═══ Given data

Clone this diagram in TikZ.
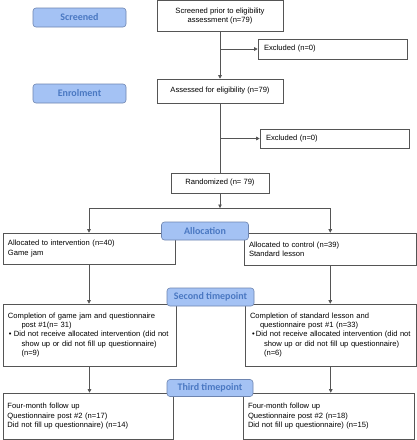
\documentclass[tikz,border=0pt]{standalone}
\usepackage{fontspec}
\setmainfont{Liberation Sans}
\newfontfamily\labfont{Carlito}
\usetikzlibrary{arrows.meta}
\definecolor{labfill}{HTML}{A4C2F4}
\definecolor{labdraw}{HTML}{6E85B0}
\definecolor{labtext}{HTML}{4A78C2}
\definecolor{boxdraw}{HTML}{555555}
\begin{document}
\begin{tikzpicture}[x=1pt,y=-1pt,
  box/.style={draw=boxdraw, line width=0.6pt, inner xsep=5pt, inner ysep=1pt,
    font=\fontsize{7.6}{9.3}\selectfont},
  lbox/.style={box, align=left},
  cbox/.style={box, align=center},
  lab/.style={draw=labdraw, fill=labfill, rounded corners=3pt, line width=0.6pt,
    font=\labfont\bfseries\fontsize{10}{12}\selectfont, text=labtext, inner sep=0pt},
  arr/.style={draw=boxdraw, line width=0.6pt, -{Triangle[length=3.5pt,width=3.5pt]}},
  ln/.style={draw=boxdraw, line width=0.6pt}]
\useasboundingbox (0,0) rectangle (417,440);
\fill[white] (0,0) rectangle (417,440);

% main boxes
\node[cbox, minimum width=126, minimum height=30.5] (scr) at (220,15.75)
  {Screened prior to eligibility\\assessment (n=79)};
\node[lbox, minimum width=149, minimum height=20, text width=137, inner xsep=6pt] (ex1) at (332.5,49)
  {Excluded (n=0)};
\node[cbox, minimum width=126, minimum height=24] (ass) at (220,91)
  {Assessed for eligibility (n=79)};
\node[lbox, minimum width=149, minimum height=19, text width=137, inner xsep=6pt] (ex2) at (334.5,138.5)
  {Excluded (n=0)};
\node[cbox, minimum width=98, minimum height=20] (rnd) at (220,183)
  {Randomized (n= 79)};

\node[lbox, minimum width=172, minimum height=31, text width=162] (al) at (89,248.5)
  {\mbox{Allocated to intervention (n=40)}\\\mbox{Game jam}};
\node[lbox, minimum width=172.5, minimum height=32, text width=162.5] (ar) at (330.25,249)
  {\mbox{Allocated to control (n=39)}\\\mbox{Standard lesson}};

\node[lbox, minimum width=173, minimum height=62, text width=163] (sl) at (89.5,335)
  {\mbox{Completion of game jam and questionnaire}\\
   \mbox{\hspace*{13.5pt}post \#1(n= 31)}\\
   \mbox{\hspace*{1pt}\makebox[5pt][l]{•}Did not receive allocated intervention (did not}\\
   \mbox{\hspace*{13.5pt}show up or did not fill up questionnaire)}\\
   \mbox{\hspace*{13.5pt}(n=9)}};
\node[lbox, minimum width=171.5, minimum height=62, text width=161.5] (sr) at (330.75,335)
  {\mbox{Completion of standard lesson and}\\
   \mbox{\hspace*{10pt}questionnaire post \#1 (n=33)}\\
   \mbox{\hspace*{2pt}\makebox[4pt][l]{•}Did not receive allocated intervention (did not}\\
   \mbox{\hspace*{14pt}show up or did not fill up questionnaire)}\\
   \mbox{\hspace*{14pt}(n=6)}};

\node[lbox, minimum width=170, minimum height=46.5, text width=161, inner xsep=4.5pt] (tl) at (88,416.25)
  {\mbox{Four-month follow up}\\\mbox{Questionnaire post \#2 (n=17)}\\\mbox{Did not fill up questionnaire) (n=14)}};
\node[lbox, minimum width=171, minimum height=46.5, text width=161, inner xsep=5pt] (tr) at (328.5,416.25)
  {\mbox{Four-month follow up}\\\mbox{Questionnaire post \#2 (n=18)}\\\mbox{Did not fill up questionnaire) (n=15)}};

% connectors
\coordinate (split) at (218,208);
\draw[arr] (scr.south) -- (ass.north);
\draw[arr] (scr.south |- ex1.west) -- (ex1.west);
\draw[ln] (ass.south) -- (rnd.north);
\draw[arr] (ass.south |- ex2.west) -- (ex2.west);
\draw[arr] (rnd.south) -- (rnd.south |- split);
\draw[ln] (al.north |- split) -- (ar.north |- split);
\draw[arr] (al.north |- split) -- (al.north);
\draw[arr] (ar.north |- split) -- (ar.north);
\draw[arr] (al.south) -- (al.south |- sl.north);
\draw[arr] (ar.south) -- (ar.south |- sr.north);
\draw[arr] (sl.south) -- (sl.south |- tl.north);
\draw[arr] (sr.south) -- (sr.south |- tr.north);

% stage labels
\node[lab, minimum width=93, minimum height=19] (lscr) at (79.5,17.5) {Screened};
\node[lab, minimum width=93, minimum height=19] (lenr) at (79.5,93.5) {Enrolment};
\node[lab, minimum width=87, minimum height=18] (lall) at (205,231) {Allocation};
\node[lab, minimum width=87, minimum height=18] (lsec) at (210.5,297) {Second timepoint};
\node[lab, minimum width=86, minimum height=17] (lthi) at (210,388) {Third timepoint};
\end{tikzpicture}
\end{document}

══════

_Exercise objective_
Images should not appear in the copy; retype the listing above exactly.

_Output for this exercise_
Clone this diagram in TikZ.
\documentclass[tikz,border=0pt]{standalone}
\usepackage{fontspec}
\setmainfont{Liberation Sans}
\newfontfamily\labfont{Carlito}
\usetikzlibrary{arrows.meta}
\definecolor{labfill}{HTML}{A4C2F4}
\definecolor{labdraw}{HTML}{6E85B0}
\definecolor{labtext}{HTML}{4A78C2}
\definecolor{boxdraw}{HTML}{555555}
\begin{document}
\begin{tikzpicture}[x=1pt,y=-1pt,
  box/.style={draw=boxdraw, line width=0.6pt, inner xsep=5pt, inner ysep=1pt,
    font=\fontsize{7.6}{9.3}\selectfont},
  lbox/.style={box, align=left},
  cbox/.style={box, align=center},
  lab/.style={draw=labdraw, fill=labfill, rounded corners=3pt, line width=0.6pt,
    font=\labfont\bfseries\fontsize{10}{12}\selectfont, text=labtext, inner sep=0pt},
  arr/.style={draw=boxdraw, line width=0.6pt, -{Triangle[length=3.5pt,width=3.5pt]}},
  ln/.style={draw=boxdraw, line width=0.6pt}]
\useasboundingbox (0,0) rectangle (417,440);
\fill[white] (0,0) rectangle (417,440);

% main boxes
\node[cbox, minimum width=126, minimum height=30.5] (scr) at (220,15.75)
  {Screened prior to eligibility\\assessment (n=79)};
\node[lbox, minimum width=149, minimum height=20, text width=137, inner xsep=6pt] (ex1) at (332.5,49)
  {Excluded (n=0)};
\node[cbox, minimum width=126, minimum height=24] (ass) at (220,91)
  {Assessed for eligibility (n=79)};
\node[lbox, minimum width=149, minimum height=19, text width=137, inner xsep=6pt] (ex2) at (334.5,138.5)
  {Excluded (n=0)};
\node[cbox, minimum width=98, minimum height=20] (rnd) at (220,183)
  {Randomized (n= 79)};

\node[lbox, minimum width=172, minimum height=31, text width=162] (al) at (89,248.5)
  {\mbox{Allocated to intervention (n=40)}\\\mbox{Game jam}};
\node[lbox, minimum width=172.5, minimum height=32, text width=162.5] (ar) at (330.25,249)
  {\mbox{Allocated to control (n=39)}\\\mbox{Standard lesson}};

\node[lbox, minimum width=173, minimum height=62, text width=163] (sl) at (89.5,335)
  {\mbox{Completion of game jam and questionnaire}\\
   \mbox{\hspace*{13.5pt}post \#1(n= 31)}\\
   \mbox{\hspace*{1pt}\makebox[5pt][l]{•}Did not receive allocated intervention (did not}\\
   \mbox{\hspace*{13.5pt}show up or did not fill up questionnaire)}\\
   \mbox{\hspace*{13.5pt}(n=9)}};
\node[lbox, minimum width=171.5, minimum height=62, text width=161.5] (sr) at (330.75,335)
  {\mbox{Completion of standard lesson and}\\
   \mbox{\hspace*{10pt}questionnaire post \#1 (n=33)}\\
   \mbox{\hspace*{2pt}\makebox[4pt][l]{•}Did not receive allocated intervention (did not}\\
   \mbox{\hspace*{14pt}show up or did not fill up questionnaire)}\\
   \mbox{\hspace*{14pt}(n=6)}};

\node[lbox, minimum width=170, minimum height=46.5, text width=161, inner xsep=4.5pt] (tl) at (88,416.25)
  {\mbox{Four-month follow up}\\\mbox{Questionnaire post \#2 (n=17)}\\\mbox{Did not fill up questionnaire) (n=14)}};
\node[lbox, minimum width=171, minimum height=46.5, text width=161, inner xsep=5pt] (tr) at (328.5,416.25)
  {\mbox{Four-month follow up}\\\mbox{Questionnaire post \#2 (n=18)}\\\mbox{Did not fill up questionnaire) (n=15)}};

% connectors
\coordinate (split) at (218,208);
\draw[arr] (scr.south) -- (ass.north);
\draw[arr] (scr.south |- ex1.west) -- (ex1.west);
\draw[ln] (ass.south) -- (rnd.north);
\draw[arr] (ass.south |- ex2.west) -- (ex2.west);
\draw[arr] (rnd.south) -- (rnd.south |- split);
\draw[ln] (al.north |- split) -- (ar.north |- split);
\draw[arr] (al.north |- split) -- (al.north);
\draw[arr] (ar.north |- split) -- (ar.north);
\draw[arr] (al.south) -- (al.south |- sl.north);
\draw[arr] (ar.south) -- (ar.south |- sr.north);
\draw[arr] (sl.south) -- (sl.south |- tl.north);
\draw[arr] (sr.south) -- (sr.south |- tr.north);

% stage labels
\node[lab, minimum width=93, minimum height=19] (lscr) at (79.5,17.5) {Screened};
\node[lab, minimum width=93, minimum height=19] (lenr) at (79.5,93.5) {Enrolment};
\node[lab, minimum width=87, minimum height=18] (lall) at (205,231) {Allocation};
\node[lab, minimum width=87, minimum height=18] (lsec) at (210.5,297) {Second timepoint};
\node[lab, minimum width=86, minimum height=17] (lthi) at (210,388) {Third timepoint};
\end{tikzpicture}
\end{document}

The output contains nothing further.